Essa tomada de posição dos personagens, bem como a circularidade da tirania insinuada em O senhor embaixador, se aproxima muito do pensamento de Paz (1976, p. 65-66), quando este aponta que: “A produção em massa se consegue através da confecção de peças soltas que a seguir são reunidas em oficinas especiais. A propaganda e a ação política totalitária, assim como o terror e a repressão, obedecem ao mesmo sistema. A propaganda difunde verdades incompletas, em série e em peças soltas. Mais tarde esses fragmentos se organizam e se convertem em teorias políticas, verdades absolutas para as massas. O terror obedece ao mesmo princípio. A perseguição começa contra grupos isolados - raças, classes, dissidentes, suspeitosos -, até que gradualmente alcança a todos. Ao iniciar-se, uma parte do povo contempla com indiferença o extermínio de outros grupos sociais ou contribui para a sua perseguição, pois os ódios internos são exasperados. Todos se tornam cúmplices e o sentimento de culpa se estende a toda a sociedade.
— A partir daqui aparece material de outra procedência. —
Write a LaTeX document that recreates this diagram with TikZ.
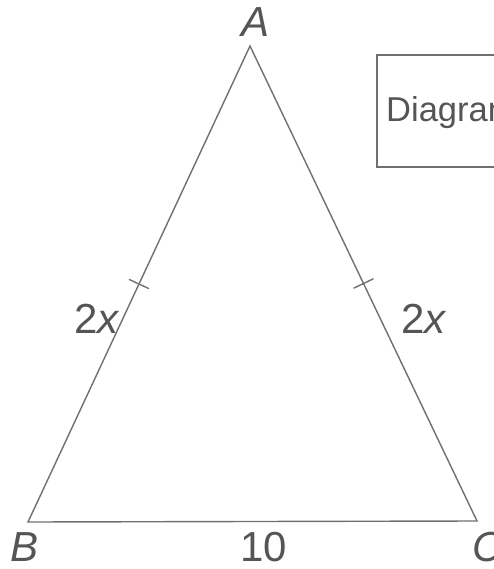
\documentclass[tikz,border=0pt]{standalone}
\usepackage{fontspec}
\setmainfont{Liberation Sans}
\usetikzlibrary{calc}
\definecolor{linegray}{HTML}{707070}
\definecolor{textgray}{HTML}{555555}
\tikzset{
  side/.style={draw=linegray, line width=1.4pt},
  tickmark/.style={draw=linegray, line width=1.4pt},
  lbl/.style={text=textgray, inner sep=0pt, font=\fontsize{42}{42}\selectfont},
  boxlbl/.style={text=textgray, inner sep=0pt, font=\fontsize{34.5}{34.5}\selectfont}
}
\begin{document}
\begin{tikzpicture}[x=1pt,y=-1pt]
\useasboundingbox (0,0) rectangle (494,569);
\clip (0,0) rectangle (494,569);
\fill[white] (0,0) rectangle (494,569);
% vertices
\coordinate (A) at (250,46);
\coordinate (B) at (28,522);
\coordinate (C) at (477,521);
\draw[side] (A) -- (B) -- (C) -- cycle;
% tick marks at midpoints
\coordinate (mAB) at ($(A)!0.5!(B)$);
\coordinate (mAC) at ($(A)!0.5!(C)$);
\draw[tickmark] ($(mAB)!11pt!90:(A)$) -- ($(mAB)!11pt!-90:(A)$);
\draw[tickmark] ($(mAC)!11pt!90:(A)$) -- ($(mAC)!11pt!-90:(A)$);
% labels
\node[lbl] (la) at (256,22) {\textit{A}};
\node[lbl] (lb) at (25,547) {\textit{B}};
\node[lbl] (lc) at (488,547) {\textit{C}};
\node[lbl] (l10) at (264,547) {10};
\node[lbl] (l2xl) at (97,319) {2\textit{x}};
\node[lbl] (l2xr) at (424,319) {2\textit{x}};
% box
\draw[draw=linegray, line width=1.2pt] (377,55) rectangle (600,167);
\node[boxlbl, anchor=base west] (diag) at (386,122) {Diagram};
\end{tikzpicture}
\end{document}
O terror se generaliza: só existem agora perseguidores e perseguidos. O perseguidor, por outro lado, transforma-se muito facilmente em perseguido. Basta um giro da máquina política. E ninguém escapa a esta dialética feroz, nem os próprios dirigentes.” Olho d´água, São José do Rio Preto, 6(1): 1-169, Jan.–Jul./2014 83

— O Governo Revolucionário tratará imediatamente da reforma agrária? — É evidente. — Em que bases? — Também não estamos interessados numa definição literária dessa reforma. Procuraremos a que der resultados mais positivos e rápidos para o país. Em suma, faremos o que julgarmos melhor para o povo. — Pode me dizer o que entende por povo? [...] — Considero sua pergunta fútil e jocosa. Não perderei tempo com ela. (VERISSIMO, 1997, p. 319-320).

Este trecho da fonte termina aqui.